Escape Plan VITA Review

Lil and Laarg have to escape, but it will take a lot of effort and a whole heap of dying. This is not the kind of escape plan that spawned several seasons, as a show aptly named Prison Break did. Nope this is a slow escape taking them one room at a time closer to the exit of the dark, and dreary prison. And I mean prison in a real general term, as this is not a place that would be sanctioned in a modern country 2012. There are obstacles littering the levels, but also maliciously placed death-traps. Lil and Laarg will get squished, sawed, burnt and crushed to death more times than I can remember. Or actually I can since they get the number of deaths for each of them, as a small counter on their chests.

Escape Plan is one of the launch titles for the PS Vita, and so far the only real puzzle game for the system. I am not counting Lumines as a puzzle game, but rather as an arcade casual game. As such Escape Plan has quite a large role to fill early on to bring in the less hardcore gamer to the system. At times it works brilliantly, but at others the controls let the game down. Too often I get frustrated at unintentional taps, and unresponsive characters. Worse is the fact that the controls feel like the puzzle instead of the actual challenges in the rooms.

You start the first levels with Lil, but Laarg soon gets into the action. Each level you enter is about escaping through the exit. Swiping across them to move, and tap them to stop does controlling the characters. You can also control a lot of the environment by using both the front, and rear touchscreen. As a seasoned iOS gamer I find it natural to use the front touchscreen for movement. The rear however is much harder to get to terms with. As I can’t see through the Vita, and the game requires precision tapping it is hard to use it properly. By properly I mean that I should be able to pinpoint a location in my first tap. Now I have to tap some trace taps before hitting the mark. This would not be a problem if the game hadn’t been judged on the number of interactions the player has with the screens. Now I get mostly annoying one-star ratings out of three because I can’t see through the device, or use a mirror to see exactly where my hands are.

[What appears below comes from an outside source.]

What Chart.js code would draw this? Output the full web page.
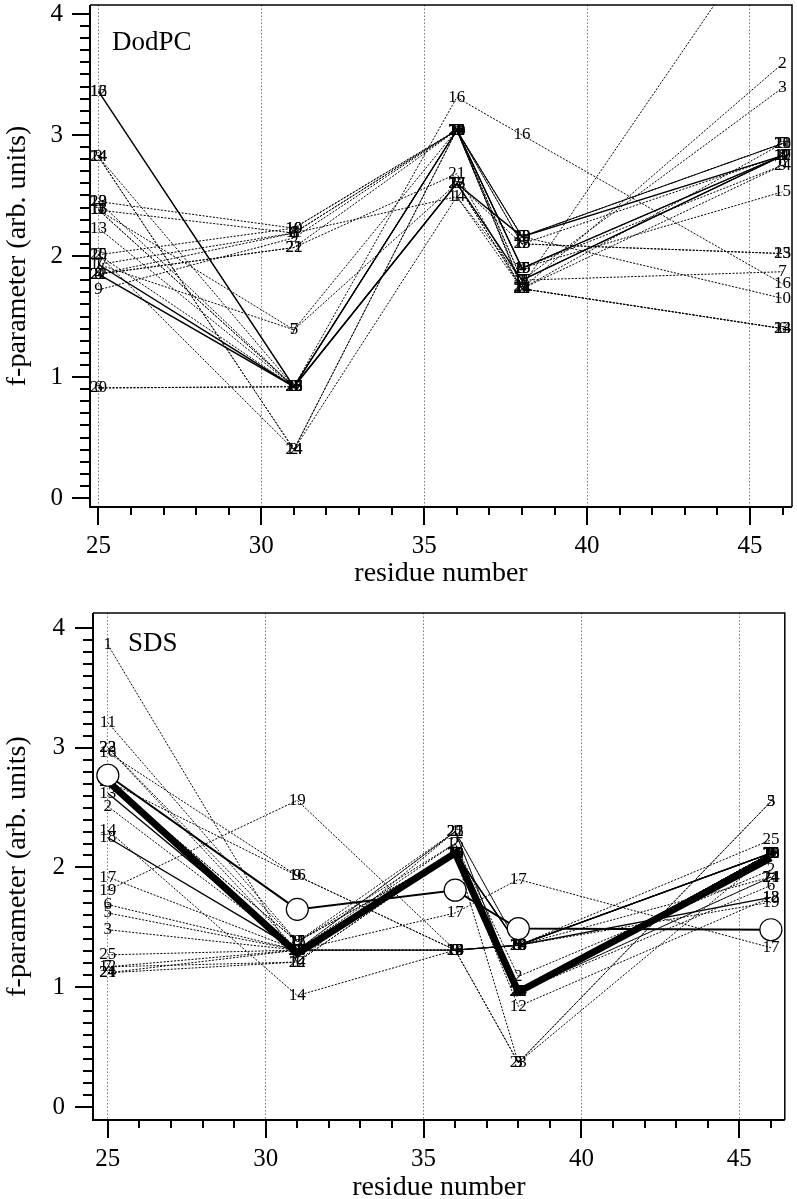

The puzzles are often quite easy to figure out. Most often it is a case of a rather obvious obstacle that has to be passed to reach the exit. What takes the most time to solve is how the controls will work to get past the obstacle. When Lil and Laarg are too close to one and another it is also really easy to get them both in motion in the wrong circumstances. Escape Plan is the first game that has made me want to throw the Vita far away.

All is not bad in the land of Escape Plan, or rather there are some aspects that are truly awesome. The presentation is marvellous blending a kind of French artsy look with modern De Blob aesthetics. The characters look, and behave realistically considering their size and abilities. The sound effects are also spot on, and some squish noises makes my stomach nearly turn. Listening to the farting when poking the characters might seem childish, but I can’t help giggling a bit each time. A weird concoction of jazz, electronic and carnival music makes the game seem even weirder.

Escape Plan blends uniquepresentation, hefty game life at an affordable price with at times frustrating controls, that can feel gimmicky. If you are the least interested in puzzle games, or escape the room games, then it will appeal to you. Just be prepared to be frustrated when you accidentally tap the back, and ruins your scores.